To understand this “oblate,” we start at the suspiciously similar word “prolate,” taken from the Latin “prolatus,” past participle of “proferre,” meaning “to produce, prolong, extend” (“pro,” forward, plus “ferre,” to bring). The sense of “prolate” meaning “extend” was used in the early 17th century by mathematicians and astronomers to describe a sphere or ellipsis lengthened on the polar axis, i.e., stretched a bit at top and bottom (“A few stars now had pierced the blue, and in the east there shone brightly a prolate moon.” H.G. Wells, 1908).

But this use meant that another term was needed to describe spheres, etc., stretched sideways. So “ob,” a Latin prefix meaning vaguely “in the direction of” was substituted for “pro,” and bingo, another, separately created “oblate,” having nothing to do with religion or coins in the collection plate. So Friar Tuck has nothing much to do with “oblate,” but his impressive belt size may serve as a good way to remember the difference between “prolate” and “oblate.”

The vapors

Breathe deep the gathering gloom.

Dear Word Detective: I heard on the radio the other day that cannabis is increasingly partaken in the form of vapor. The report said that vapor pens can deliver far more THC than one usually ingests, leading to very powerful highs, which might well be mistaken for having “the vapors,” to which 19th century women seemed to have a habit of succumbing. How did “vapor” come to be associated with feeling faint? — Steve Ford.

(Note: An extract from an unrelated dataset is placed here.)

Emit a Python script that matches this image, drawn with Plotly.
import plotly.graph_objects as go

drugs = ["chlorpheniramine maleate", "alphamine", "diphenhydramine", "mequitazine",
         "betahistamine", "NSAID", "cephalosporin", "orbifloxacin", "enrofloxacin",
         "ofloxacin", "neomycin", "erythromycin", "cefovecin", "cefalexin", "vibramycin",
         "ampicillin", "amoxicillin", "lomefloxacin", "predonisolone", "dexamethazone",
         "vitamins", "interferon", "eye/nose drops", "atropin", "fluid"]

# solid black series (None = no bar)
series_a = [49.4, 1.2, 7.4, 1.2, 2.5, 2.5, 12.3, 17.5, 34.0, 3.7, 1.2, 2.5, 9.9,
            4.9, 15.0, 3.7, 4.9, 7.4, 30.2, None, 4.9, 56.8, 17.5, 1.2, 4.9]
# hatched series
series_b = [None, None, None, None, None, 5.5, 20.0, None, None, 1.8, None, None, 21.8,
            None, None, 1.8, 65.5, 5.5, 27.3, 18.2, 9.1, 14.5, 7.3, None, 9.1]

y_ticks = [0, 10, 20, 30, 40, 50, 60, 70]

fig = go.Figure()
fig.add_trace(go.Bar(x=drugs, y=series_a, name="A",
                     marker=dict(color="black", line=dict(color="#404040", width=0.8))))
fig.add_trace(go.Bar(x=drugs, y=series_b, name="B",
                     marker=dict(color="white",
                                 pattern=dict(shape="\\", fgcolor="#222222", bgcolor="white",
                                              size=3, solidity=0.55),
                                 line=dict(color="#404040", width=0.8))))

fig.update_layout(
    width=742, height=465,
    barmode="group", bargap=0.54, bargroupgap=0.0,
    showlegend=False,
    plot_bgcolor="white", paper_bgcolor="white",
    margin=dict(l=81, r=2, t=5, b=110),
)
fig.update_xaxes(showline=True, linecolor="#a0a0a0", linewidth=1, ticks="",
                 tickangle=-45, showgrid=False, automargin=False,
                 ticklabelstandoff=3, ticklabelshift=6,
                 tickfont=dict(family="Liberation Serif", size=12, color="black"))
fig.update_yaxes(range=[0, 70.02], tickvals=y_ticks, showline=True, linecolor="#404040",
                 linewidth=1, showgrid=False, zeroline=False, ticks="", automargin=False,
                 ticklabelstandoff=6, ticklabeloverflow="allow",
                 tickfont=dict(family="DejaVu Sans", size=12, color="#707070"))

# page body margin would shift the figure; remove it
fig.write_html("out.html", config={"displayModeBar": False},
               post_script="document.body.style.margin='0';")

Vapor pens? Wow. I’m really out of touch. I’m presuming that we’re talking about something similar to the e-cigarettes everyone is in an uproar over at the moment. Kinda an electric joint, right? I saw a news report the other day about people inhaling vaporized vodka, or something. This bigger-faster-stronger trend seems like a bad idea to me. The saving grace and safety net of most popular forms of intoxication has been their natural limiting factors. Drink too much, you fall down and can’t drink any more, at least for a while. Potheads also lose interest at some point and take to yammering about clouds, as I recall.

“The vapors” as “a thing” (as we now apparently call objects of popular interest) was really more common in the 18th century than the 19th, inspired by the somewhat primitive understanding of human anatomy of that time.

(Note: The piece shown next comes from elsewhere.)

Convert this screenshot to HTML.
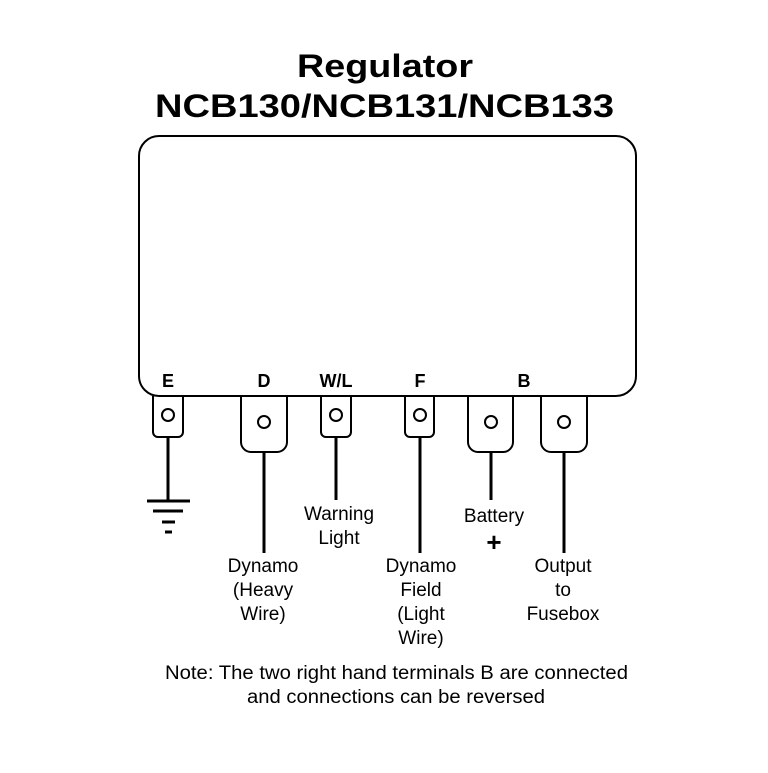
<!DOCTYPE html>
<html><head><style>body{margin:0;background:#fff}</style></head><body>
<svg width="768" height="768" viewBox="0 0 768 768" xmlns="http://www.w3.org/2000/svg" font-family="Liberation Sans, sans-serif">
<rect width="768" height="768" fill="#fff"/>
<text x="297" y="77" font-size="32" font-weight="bold" textLength="176" lengthAdjust="spacingAndGlyphs">Regulator</text>
<text x="155" y="117" font-size="32" font-weight="bold" textLength="459" lengthAdjust="spacingAndGlyphs">NCB130/NCB131/NCB133</text>
<g fill="none" stroke="#000" stroke-width="2">
<rect x="139" y="136" width="497" height="260" rx="20"/>
<path d="M153 396V432a5 5 0 0 0 5 5H178a5 5 0 0 0 5-5V396"/>
<path d="M241 396V442a10 10 0 0 0 10 10H277a10 10 0 0 0 10-10V396"/>
<path d="M321 396V432a5 5 0 0 0 5 5H346a5 5 0 0 0 5-5V396"/>
<path d="M405 396V432a5 5 0 0 0 5 5H429a5 5 0 0 0 5-5V396"/>
<path d="M468 396V442a10 10 0 0 0 10 10H503a10 10 0 0 0 10-10V396"/>
<path d="M541 396V442a10 10 0 0 0 10 10H577a10 10 0 0 0 10-10V396"/>
<circle cx="168" cy="415" r="6"/><circle cx="264" cy="422" r="6"/><circle cx="336" cy="415" r="6"/>
<circle cx="420" cy="415" r="6"/><circle cx="491" cy="422" r="6"/><circle cx="564" cy="422" r="6"/>
</g>
<g stroke="#000" stroke-width="3">
<line x1="168" y1="437" x2="168" y2="501"/>
<line x1="147" y1="501" x2="190" y2="501"/>
<line x1="153" y1="511" x2="183" y2="511"/>
<line x1="162" y1="522" x2="175" y2="522"/>
<line x1="165" y1="532" x2="172" y2="532"/>
<line x1="264" y1="452" x2="264" y2="553"/>
<line x1="336" y1="437" x2="336" y2="500"/>
<line x1="420" y1="437" x2="420" y2="553"/>
<line x1="491" y1="452" x2="491" y2="500"/>
<line x1="564" y1="453" x2="564" y2="553"/>
</g>
<g font-size="18" font-weight="bold" text-anchor="middle">
<text x="168" y="387">E</text><text x="264" y="387">D</text><text x="336" y="387">W/L</text>
<text x="420" y="387">F</text><text x="524" y="387">B</text>
</g>
<g font-size="19" text-anchor="middle">
<text x="339" y="520">Warning</text><text x="339" y="544">Light</text>
<text x="494" y="522">Battery</text>
<text x="494" y="551" font-size="26" font-weight="bold">+</text>
<text x="263" y="572">Dynamo</text><text x="263" y="596">(Heavy</text><text x="263" y="620">Wire)</text>
<text x="421" y="572">Dynamo</text><text x="421" y="596">Field</text><text x="421" y="620">(Light</text><text x="421" y="644">Wire)</text>
<text x="563" y="572">Output</text><text x="563" y="596">to</text><text x="563" y="620">Fusebox</text>
<text x="165" y="679" text-anchor="start" textLength="463" lengthAdjust="spacingAndGlyphs">Note: The two right hand terminals B are connected</text>
<text x="247" y="703" text-anchor="start" textLength="298" lengthAdjust="spacingAndGlyphs">and connections can be reversed</text>
</g>
</svg>
</body></html>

“Vapor” in the most general sense means a substance in gaseous form, or one vaporized or suspended in air (such as smoke, or water in the form of steam or fog). The word “vapor” itself comes to us, via Old French, from the Latin word “vapor,” meaning “steam or heat.” The source of the Latin “vapor” is, sadly, a mystery. “Vapor” in the literal sense of “steam, fog, mist” first appeared in English in the 14th century, and was also used figuratively to mean something insubstantial or worthless (“I am at this present very sick of my little vapour of fame.” Horace Walpole, 1781).

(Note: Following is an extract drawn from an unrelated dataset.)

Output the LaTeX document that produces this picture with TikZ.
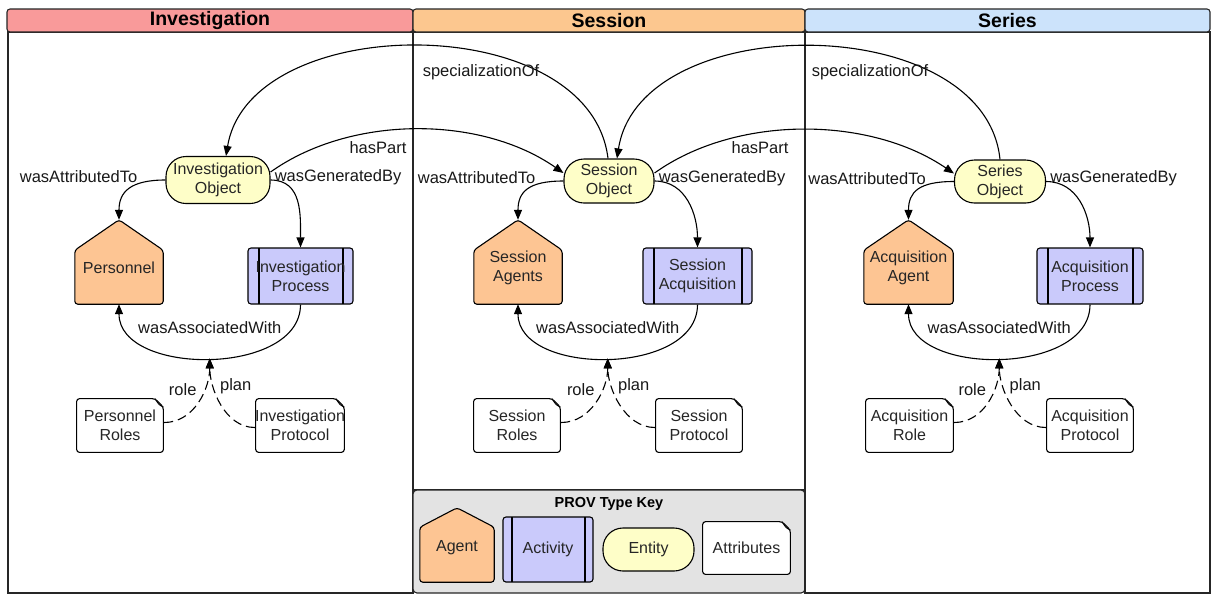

So far, so good. Vapor is mist, fog, yadda yadda, right? But now things get weird. In the 15th century a theory arose that internal organs of the human body were prone to emit certain “vapors” which were very injurious to the health of the person. Such “vapors” were thought to be located mainly in the stomach (probably because stomach and intestinal gas is common), but could arise in other organs and permeate one’s torso, wreaking all sorts of havoc with one’s temperament and well-being.

By the mid-17th century, people were speaking of “the vapors,” a condition resulting from such bilious fumes bubbling in one’s body, the symptoms of which were depression, nervous and delusional excitement, exhaustion, aches, pains and a general feeling of being run down and unwell (“These Things fill’d my Head with new Imaginations, and gave me the Vapours again, to the highest Degree.” Daniel Defoe, 1719).

Medical science, of course, eventually discredited the notion of poisonous vapors in one’s spleen, and by the 19th century came up with an entirely new disorder to explain all the same symptoms called “neurasthenia,” thought to be caused by overworked nerves. “Neurasthenia” (“neuro” plus “asthenia,” from the Greek for “without strength”) was a popular psychiatric diagnosis until the mid-20th century, but today most of those symptoms are ascribed to stress and depression.